--- start PROVIDED DATA ---

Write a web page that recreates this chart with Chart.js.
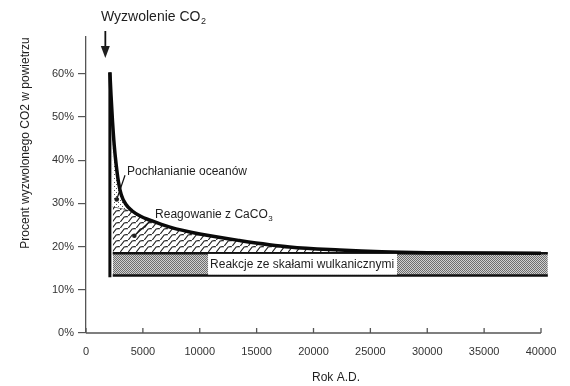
<!DOCTYPE html>
<html>
<head>
<meta charset="utf-8">
<script src="https://cdn.jsdelivr.net/npm/chart.js@4.4.0/dist/chart.umd.min.js"></script>
<style>
  html, body { margin: 0; padding: 0; background: #fff; }
  #wrap { width: 570px; height: 386px; }
</style>
</head>
<body>
<div id="wrap"><canvas id="co2Chart" width="570" height="386"></canvas></div>
<script>
// CO2 left in the air after the release (percent), by year A.D.
const airYears = [2100, 2200, 2330, 2480, 2650, 2850, 3100, 3500, 4040, 4800, 5630, 7380, 10000, 13500, 17900, 22300, 26000, 30000, 40000];
const airPercent = [60.3, 55, 49, 43.5, 39, 35, 32, 29.8, 28.3, 27, 26.1, 24.5, 22.9, 21.4, 19.9, 19.2, 18.8, 18.6, 18.45];

// upper edge of the CaCO3 zone before it joins the main curve
const calciteYears = [2350, 3200, 4000];
const calcitePercent = [29.2, 28.8, 28.3];

// volcanic rock band
const bandYears = [2350, 40600];
const bandTop = [18.45, 18.45];
const bandBottom = [13.3, 13.3];

// release spike
const releaseYears = [2100, 2100];
const releasePercent = [12.9, 60.3];

const xTicks = [0, 5000, 10000, 15000, 20000, 25000, 30000, 35000, 40000];
const yTicks = [0, 10, 20, 30, 40, 50, 60];

const font = '"Liberation Sans", Arial, sans-serif';

function pts(xs, ys) {
  return xs.map((x, i) => ({ x: x, y: ys[i] }));
}

// calcite edge follows the main curve after they meet
const calciteLine = pts(calciteYears, calcitePercent)
  .concat(pts(airYears, airPercent).filter(p => p.x > calciteYears[calciteYears.length - 1]));

function makePattern(w, h, draw) {
  const c = document.createElement('canvas');
  c.width = w; c.height = h;
  const g = c.getContext('2d');
  draw(g);
  return g.createPattern(c, 'repeat');
}

const greyDots = makePattern(2, 2, g => {
  g.fillStyle = '#d0d0d0'; g.fillRect(0, 0, 2, 2);
  g.fillStyle = '#6e6e6e'; g.fillRect(0, 0, 1, 1); g.fillRect(1, 1, 1, 1);
});

const oceanDots = makePattern(4, 4, g => {
  g.fillStyle = '#fff'; g.fillRect(0, 0, 4, 4);
  g.fillStyle = '#555'; g.fillRect(0, 0, 1, 1); g.fillRect(2, 2, 1, 1);
});

// slanted roof-tile hatching
const scaleHatch = makePattern(8, 6, g => {
  g.fillStyle = '#fff'; g.fillRect(0, 0, 8, 6);
  g.strokeStyle = '#222'; g.lineWidth = 1.1;
  g.beginPath();
  g.moveTo(0.3, 6);
  g.lineTo(4.2, 1);
  g.quadraticCurveTo(5.5, 0.4, 8, 0.8);
  g.stroke();
});

const annotations = {
  id: 'annotations',
  afterDatasetsDraw(chart) {
    const ctx = chart.ctx;
    const x = chart.scales.x, y = chart.scales.y;
    const bottom = chart.chartArea.bottom;
    ctx.save();

    // x axis line with inward ticks
    ctx.strokeStyle = '#555';
    ctx.lineWidth = 1.3;
    ctx.beginPath();
    ctx.moveTo(x.getPixelForValue(0), bottom);
    ctx.lineTo(x.getPixelForValue(40000), bottom);
    xTicks.forEach(t => {
      ctx.moveTo(x.getPixelForValue(t), bottom);
      ctx.lineTo(x.getPixelForValue(t), bottom - 5);
    });
    ctx.stroke();

    ctx.fillStyle = '#1e1e1e';
    ctx.textBaseline = 'middle';

    // title + arrow
    ctx.font = '14px ' + font;
    ctx.textAlign = 'left';
    const tx = 101;
    ctx.fillText('Wyzwolenie CO', tx, 17);
    const tw = ctx.measureText('Wyzwolenie CO').width;
    ctx.font = '9px ' + font;
    ctx.fillText('2', tx + tw + 0.5, 22);

    const ax = x.getPixelForValue(1700);
    ctx.strokeStyle = '#111';
    ctx.lineWidth = 1.8;
    ctx.beginPath();
    ctx.moveTo(ax, 31);
    ctx.lineTo(ax, 50);
    ctx.stroke();
    ctx.beginPath();
    ctx.moveTo(ax - 4.5, 46);
    ctx.lineTo(ax + 4.5, 46);
    ctx.lineTo(ax, 58);
    ctx.closePath();
    ctx.fill();

    // axis titles
    ctx.font = '12px ' + font;
    ctx.textAlign = 'center';
    ctx.fillText('Rok A.D.', 336, 378);
    ctx.save();
    ctx.translate(26, 143);
    ctx.rotate(-Math.PI / 2);
    ctx.fillText('Procent wyzwolonego CO2 w powietrzu', 0, 0);
    ctx.restore();

    // leader lines with dots
    function leader(x1, y1, x2, y2) {
      ctx.strokeStyle = '#111';
      ctx.lineWidth = 1.2;
      ctx.beginPath();
      ctx.moveTo(x.getPixelForValue(x1), y.getPixelForValue(y1));
      ctx.lineTo(x.getPixelForValue(x2), y.getPixelForValue(y2));
      ctx.stroke();
      ctx.beginPath();
      ctx.arc(x.getPixelForValue(x2), y.getPixelForValue(y2), 2.3, 0, Math.PI * 2);
      ctx.fill();
    }
    leader(3430, 36.5, 2700, 30.9);
    leader(5800, 26.3, 4250, 22.5);

    ctx.textAlign = 'left';
    ctx.font = '12px ' + font;
    ctx.fillText('Pochłanianie oceanów', x.getPixelForValue(3600), y.getPixelForValue(37.4));

    const rx = x.getPixelForValue(6070), ry = y.getPixelForValue(27.4);
    ctx.fillText('Reagowanie z CaCO', rx, ry);
    const rw = ctx.measureText('Reagowanie z CaCO').width;
    ctx.font = '8px ' + font;
    ctx.fillText('3', rx + rw + 0.5, ry + 4);

    // label box on the volcanic band
    const bx1 = x.getPixelForValue(10730), bx2 = x.getPixelForValue(27340);
    const by1 = y.getPixelForValue(18.3), by2 = y.getPixelForValue(13.5);
    ctx.fillStyle = '#fff';
    ctx.fillRect(bx1, by1, bx2 - bx1, by2 - by1);
    ctx.fillStyle = '#1e1e1e';
    ctx.font = '12px ' + font;
    ctx.fillText('Reakcje ze skałami wulkanicznymi', bx1 + 2, (by1 + by2) / 2 + 0.5);

    ctx.restore();
  }
};

new Chart(document.getElementById('co2Chart'), {
  type: 'line',
  data: {
    datasets: [
      {
        label: 'band bottom',
        data: pts(bandYears, bandBottom),
        borderColor: '#111',
        borderWidth: 2.5,
        fill: false,
        order: 2
      },
      {
        label: 'Reakcje ze skałami wulkanicznymi',
        data: pts(bandYears, bandTop),
        borderColor: '#111',
        borderWidth: 2.5,
        backgroundColor: greyDots,
        fill: 0,
        order: 3
      },
      {
        label: 'Reagowanie z CaCO3',
        data: calciteLine,
        borderColor: '#333',
        borderWidth: 1,
        backgroundColor: scaleHatch,
        fill: 1,
        cubicInterpolationMode: 'monotone',
        order: 4
      },
      {
        label: 'Pochłanianie oceanów',
        data: pts(airYears, airPercent),
        borderColor: '#0a0a0a',
        borderWidth: 3.5,
        backgroundColor: oceanDots,
        fill: 2,
        cubicInterpolationMode: 'monotone',
        order: 1
      },
      {
        label: 'release',
        data: pts(releaseYears, releasePercent),
        borderColor: '#0a0a0a',
        borderWidth: 3,
        fill: false,
        order: 0
      }
    ]
  },
  options: {
    responsive: false,
    animation: false,
    layout: { padding: { top: 37, right: 22, left: 0, bottom: 0 } },
    elements: { point: { radius: 0, hoverRadius: 0 } },
    plugins: {
      legend: { display: false },
      tooltip: { enabled: false }
    },
    scales: {
      x: {
        type: 'linear',
        min: 0,
        max: 40615,
        afterBuildTicks: s => { s.ticks = xTicks.map(v => ({ value: v })); },
        afterFit: s => { s.height = 53; },
        grid: { display: false },
        border: { display: false },
        ticks: {
          padding: 4,
          maxRotation: 0,
          autoSkip: false,
          color: '#333',
          font: { family: font, size: 11 },
          callback: v => String(v)
        }
      },
      y: {
        min: 0,
        max: 68.5,
        afterBuildTicks: s => { s.ticks = yTicks.map(v => ({ value: v })); },
        afterFit: s => { s.width = 86; },
        grid: { drawOnChartArea: false, tickLength: 8, color: '#555', lineWidth: 1.2 },
        border: { color: '#555', width: 1.3 },
        ticks: {
          padding: 4,
          color: '#333',
          font: { family: font, size: 11 },
          callback: v => v + '%'
        }
      }
    }
  },
  plugins: [annotations]
});
</script>
</body>
</html>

--- end PROVIDED DATA ---

◆ **REQUIRED WORK**: Pull out each line of the listing that holds the string "with".

◆ **COMPLETE RESPONSE**:
Write a web page that recreates this chart with Chart.js.
    // x axis line with inward ticks
    // leader lines with dots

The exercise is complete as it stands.